Cerra: [Cheng] mentioned the priced-to-perfection scenario. And as someone looking at various sectors, this notion creates a problem. I ask myself if I can own anything with this idea right now. There are strong reminders of the potential damages on the corporate side--a little hiccup has big repercussions. Now is a time when you should pull back to the core because something's not right. Given spreads are as tight as they are, there's a lot of hanging around home base and doing small trades to add a little value.
Cheng: You might be asking why are we playing corporate credit overweight then? We take pride in our analysis and we play credit from market weight to overweight. We think you can find growth in the corporate area. We also neglected to mention the wireless space. We're very comfortable in that space and think you can find value there. Some of the names we own still have some juice left, especially some of the higher beta names.

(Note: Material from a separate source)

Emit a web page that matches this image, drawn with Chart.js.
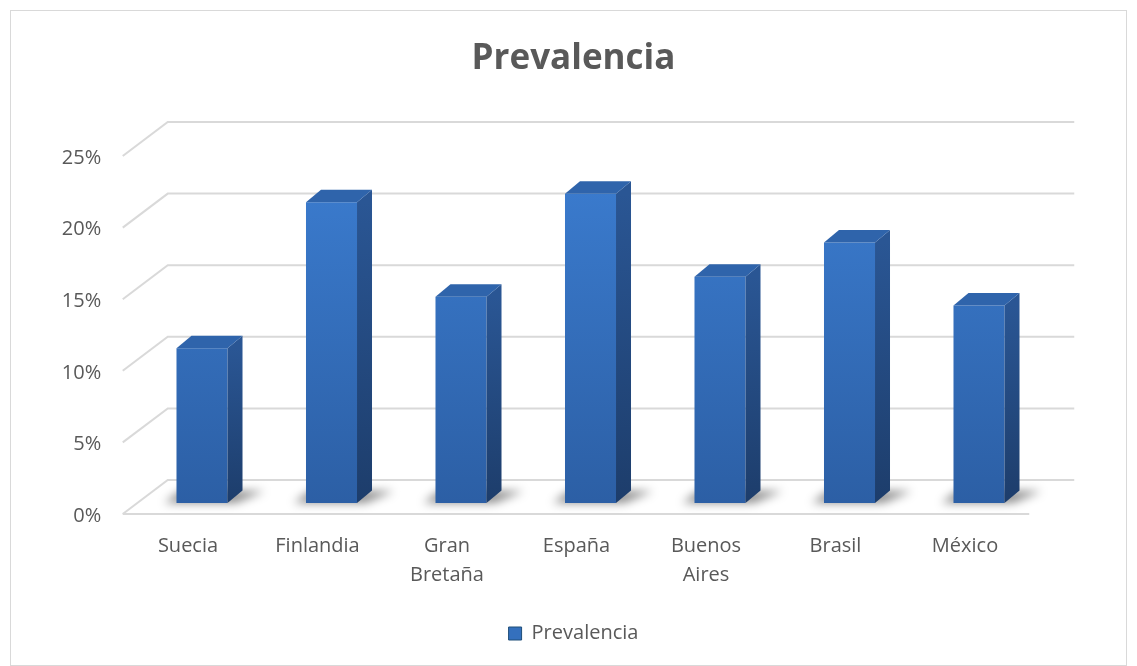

Liberatore: We've also looked a lot at yield curves. Less so than last year, but you can still take advantage of a name in curves. You can go from a 2014 in issue A to a 2013-12 and pick up z-spread by shorting up. That's one other way of picking up excess return.
Cheng: Overall, corporate credit is facing a situation where fundamentals and spreads don't match up. Spreads are too tight, but technicals are still strong. Managements have gotten balance sheets so strong; a lot of corporate issuers have a boatload of cash sitting on their balance sheets, which presents a risk they will do something.
Liberatore: Some people have assumed that meant debt has been paid down. There's been a run of saving up cash so that companies will have flexibility going forward. That's good from a credit position if the money's going to be used in a bondholder-friendly manner. But as companies shift to being more shareholder-focused it impacts their credit. There hasn't been a whole lot of debt pay down and the fundamentals don't match up to where everything is trading.